Exclusive, 02 October 2012
The secretive police unit that infamously employed Mark Kennedy to infiltrate environmental protest groups has been trying to neuter anti-nuclear campaigners.
The National Public Order Intelligence Unit (NPOIU) has been gathering intelligence on activists to “manage the risk” they pose to government plans to build new nuclear power stations.
The unit masterminded Kennedy’s seven-year double life as an undercover police officer posing as an environmental activist. His unmasking in 2011 led to the collapse of a court case against demonstrators he had infiltrated, and a raft of official inquiries.
Now a document released by the Department of Energy and Climate Change reveals that the NPOIU briefed a meeting about “activism and nuclear new build” in Whitehall in June 2011. Present were government officials, three nuclear companies – EDF Energy, Horizon and NuGeneration – and the Civil Nuclear Constabulary, a specialist force for guarding nuclear power sites.

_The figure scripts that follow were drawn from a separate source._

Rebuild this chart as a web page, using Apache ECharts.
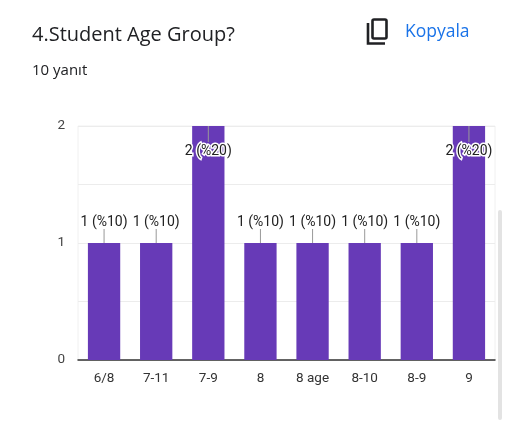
<!DOCTYPE html>
<html>
<head>
<meta charset="utf-8">
<script src="https://cdn.jsdelivr.net/npm/echarts@6/dist/echarts.min.js"></script>
<style>
html, body { margin: 0; padding: 0; background: #fff; }
#main { width: 512px; height: 440px; }
</style>
</head>
<body>
<div id="main"></div>
<script>
var categories = ['6/8', '7-11', '7-9', '8', '8 age', '8-10', '8-9', '9'];
var counts = [1, 1, 2, 1, 1, 1, 1, 2];
var percents = [10, 10, 20, 10, 10, 10, 10, 20];
var yTicks = [0, 1, 2];
var yMax = 2;

var myChart = echarts.init(document.getElementById('main'));

// label data: [index, value]
var labelData = [];
for (var i = 0; i < counts.length; i++) {
    labelData.push([i, counts[i]]);
}

var option = {
    animation: false,
    textStyle: { fontFamily: 'Roboto' },
    title: [
        {
            text: '4.Student Age Group?',
            left: 32, top: 25, padding: 0,
            textStyle: { fontSize: 20, fontWeight: 'normal', color: '#202124', fontFamily: 'Open Sans' }
        },
        {
            text: '10 yanıt',
            left: 32, top: 63, padding: 0,
            textStyle: { fontSize: 15, fontWeight: 'normal', color: '#202124', fontFamily: 'Open Sans' }
        },
        {
            text: 'Kopyala',
            left: 405, top: 23, padding: 0,
            textStyle: { fontSize: 17.5, fontWeight: 500, color: '#1a73e8', fontFamily: 'Open Sans' }
        }
    ],
    graphic: [
        // copy icon
        {
            type: 'rect', shape: { x: 372.5, y: 19.5, width: 14, height: 19, r: 1.5 },
            style: { fill: 'none', stroke: '#202124', lineWidth: 2.6 }
        },
        {
            type: 'polyline', shape: { points: [[368, 23], [368, 43.5], [385, 43.5]] },
            style: { fill: 'none', stroke: '#202124', lineWidth: 2.6 }
        },
        // scrollbar
        {
            type: 'rect', shape: { x: 498, y: 210, width: 4, height: 210, r: 2 },
            style: { fill: '#e3e3e3' }
        }
    ],
    grid: {
        left: 78, right: 17, top: 126, bottom: 80,
        show: true, borderColor: '#f0f0f0', borderWidth: 1
    },
    xAxis: {
        type: 'category',
        data: categories,
        axisTick: { show: false },
        axisLine: { lineStyle: { color: '#333', width: 1.5 } },
        axisLabel: { color: '#333', fontSize: 13.5, margin: 12, interval: 0 }
    },
    yAxis: {
        type: 'value',
        min: 0, max: yMax, interval: 0.5,
        axisLine: { show: false },
        axisTick: { show: false },
        splitLine: { lineStyle: { color: '#ececec' } },
        axisLabel: {
            color: '#444', fontSize: 13.5, margin: 13,
            formatter: function (v) {
                return yTicks.indexOf(v) >= 0 ? String(v) : '';
            }
        }
    },
    series: [
        {
            type: 'bar',
            data: counts,
            barCategoryGap: '38%',
            itemStyle: { color: '#673ab7' }
        },
        {
            type: 'custom',
            data: labelData,
            z: 10,
            renderItem: function (params, api) {
                var idx = api.value(0);
                var v = api.value(1);
                var p = api.coord([idx, v]);
                var txt = v + ' (%' + percents[idx] + ')';
                if (v >= yMax) {
                    return {
                        type: 'group',
                        children: [
                            { type: 'line', shape: { x1: p[0], y1: p[1], x2: p[0], y2: p[1] + 16 },
                              style: { stroke: '#999', lineWidth: 1 } },
                            { type: 'text', x: p[0], y: p[1] + 25,
                              style: { text: txt, fill: '#222', fontSize: 14, fontFamily: 'Roboto',
                                       align: 'center', verticalAlign: 'middle',
                                       stroke: '#fff', lineWidth: 3 } }
                        ]
                    };
                }
                return {
                    type: 'group',
                    children: [
                        { type: 'line', shape: { x1: p[0], y1: p[1], x2: p[0], y2: p[1] - 14 },
                          style: { stroke: '#999', lineWidth: 1 } },
                        { type: 'text', x: p[0], y: p[1] - 21,
                          style: { text: txt, fill: '#222', fontSize: 14, fontFamily: 'Roboto',
                                   align: 'center', verticalAlign: 'middle' } }
                    ]
                };
            }
        }
    ]
};
myChart.setOption(option);
</script>
</body>
</html>
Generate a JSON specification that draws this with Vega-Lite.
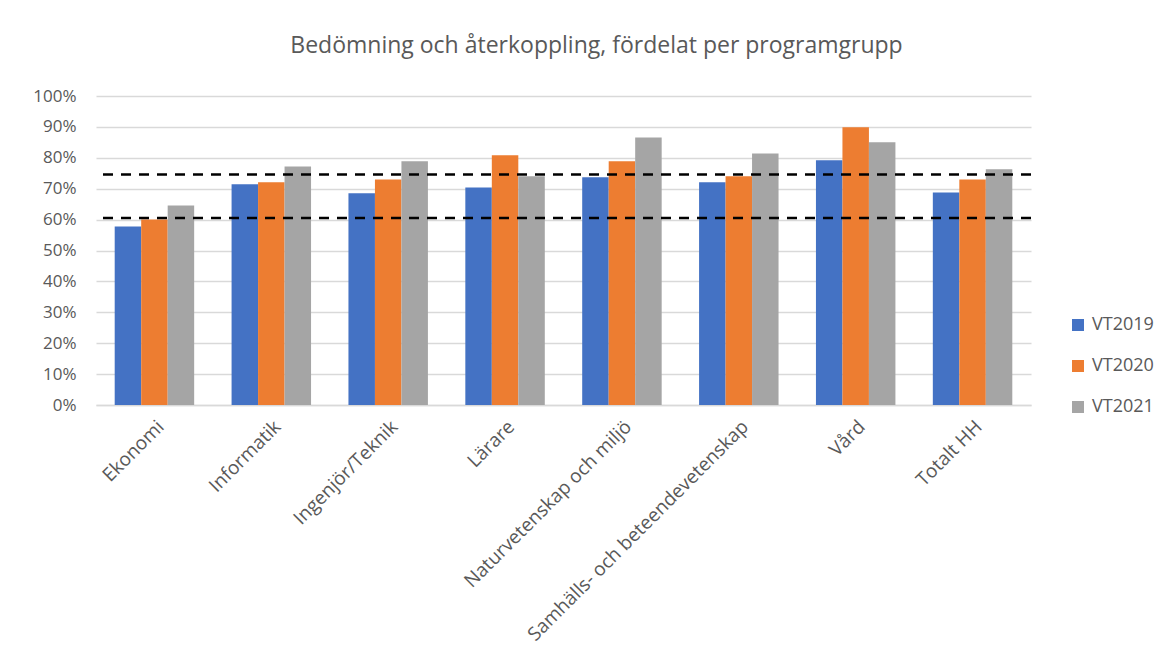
{
  "$schema": "https://vega.github.io/schema/vega-lite/v6.json",
  "width": 935,
  "height": 309,
  "autosize": {"type": "none"},
  "padding": {"left": 96, "top": 96, "right": 139, "bottom": 252},
  "background": "white",
  "title": {
    "text": "Bedömning och återkoppling, fördelat per programgrupp",
    "font": "Open Sans",
    "fontSize": 23,
    "fontWeight": "normal",
    "color": "#595959",
    "anchor": "middle",
    "dx": 33,
    "offset": 29
  },
  "datasets": {
    "bars": [
      {"program": "Ekonomi", "year": "VT2019", "value": 0.578},
      {"program": "Ekonomi", "year": "VT2020", "value": 0.600},
      {"program": "Ekonomi", "year": "VT2021", "value": 0.646},
      {"program": "Informatik", "year": "VT2019", "value": 0.714},
      {"program": "Informatik", "year": "VT2020", "value": 0.721},
      {"program": "Informatik", "year": "VT2021", "value": 0.772},
      {"program": "Ingenjör/Teknik", "year": "VT2019", "value": 0.685},
      {"program": "Ingenjör/Teknik", "year": "VT2020", "value": 0.730},
      {"program": "Ingenjör/Teknik", "year": "VT2021", "value": 0.789},
      {"program": "Lärare", "year": "VT2019", "value": 0.704},
      {"program": "Lärare", "year": "VT2020", "value": 0.808},
      {"program": "Lärare", "year": "VT2021", "value": 0.740},
      {"program": "Naturvetenskap och miljö", "year": "VT2019", "value": 0.737},
      {"program": "Naturvetenskap och miljö", "year": "VT2020", "value": 0.789},
      {"program": "Naturvetenskap och miljö", "year": "VT2021", "value": 0.866},
      {"program": "Samhälls- och beteendevetenskap", "year": "VT2019", "value": 0.721},
      {"program": "Samhälls- och beteendevetenskap", "year": "VT2020", "value": 0.740},
      {"program": "Samhälls- och beteendevetenskap", "year": "VT2021", "value": 0.814},
      {"program": "Vård", "year": "VT2019", "value": 0.792},
      {"program": "Vård", "year": "VT2020", "value": 0.899},
      {"program": "Vård", "year": "VT2021", "value": 0.850},
      {"program": "Totalt HH", "year": "VT2019", "value": 0.688},
      {"program": "Totalt HH", "year": "VT2020", "value": 0.730},
      {"program": "Totalt HH", "year": "VT2021", "value": 0.763}
    ],
    "refs": [{"value": 0.746}, {"value": 0.605}]
  },
  "encoding": {
    "y": {
      "field": "value",
      "type": "quantitative",
      "scale": {"domain": [0, 1], "nice": false},
      "axis": {
        "title": null,
        "format": ".0%",
        "values": [0, 0.1, 0.2, 0.3, 0.4, 0.5, 0.6, 0.7, 0.8, 0.9, 1],
        "tickCount": 30,
        "labelOverlap": false,
        "labelPadding": 20,
        "labelFontSize": 17,
        "labelFont": "Open Sans",
        "labelColor": "#595959",
        "ticks": false,
        "domain": false,
        "grid": true,
        "gridColor": "#D9D9D9",
        "gridWidth": 1.5
      }
    }
  },
  "layer": [
    {
      "data": {"name": "bars"},
      "mark": {"type": "bar"},
      "encoding": {
        "x": {
          "field": "program",
          "type": "nominal",
          "sort": null,
          "scale": {"paddingInner": 0.32, "paddingOuter": 0.16},
          "axis": {
            "title": null,
            "labelAngle": -45,
            "labelPadding": 12,
            "labelFontSize": 19,
            "labelFont": "Open Sans",
            "labelColor": "#595959",
            "labelLimit": 400,
            "labelOverlap": false,
            "ticks": false,
            "grid": false,
            "domainColor": "#D9D9D9",
            "domainWidth": 1.5
          }
        },
        "xOffset": {"field": "year", "type": "nominal", "scale": {"paddingInner": 0}},
        "color": {
          "field": "year",
          "type": "nominal",
          "scale": {"range": ["#4472C4", "#ED7D31", "#A5A5A5"]},
          "legend": {
            "title": null,
            "orient": "none",
            "legendX": 973,
            "legendY": 220,
            "symbolType": "square",
            "symbolSize": 144,
            "symbolStrokeWidth": 0,
            "symbolOpacity": 1,
            "labelFontSize": 18,
            "labelFont": "Open Sans",
            "labelColor": "#595959",
            "labelOffset": 5,
            "rowPadding": 23
          }
        }
      }
    },
    {
      "data": {"name": "refs"},
      "mark": {"type": "rule", "strokeDash": [10, 8], "strokeWidth": 2.5, "color": "black"},
      "encoding": {}
    }
  ],
  "config": {
    "view": {"stroke": null}
  }
}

Police officers from three areas where new nuclear stations are planned were also involved – Avon and Somerset (Hinkley Point), Suffolk (Sizewell) and North Wales (Wylfa). The purpose of the meeting was “to obtain an agreed understanding of the available intelligence on the risk to the new build programme from environmental activism.”
Those present hoped “to identify any potential gaps in arrangements for managing the risk of direct action or protests at new build sites”. NPOIU’s presentation gave an “overview of the current situation and nature of the threat”.
NPOIU’s presentation has not been released so its conclusions are not known. There have been two protests at Hinkley Point in the last year involving hundreds of people, and a “mass trespass” is planned there on 8 October. There was also a demonstration at Wylfa in January 2012.
The document was obtained by the government monitoring group, Spinwatch, in response to a request under freedom of information legislation. The group’s Eveline Lubbers, who has written a book on corporate and police spying on activists, argued that the boundaries between public and private intelligence gathering were being increasingly blurred.
“NPOIU was set up to sell data on possible threats to clients such as energy companies building power plants, and airline companies involved in the expansion of airports,” she said.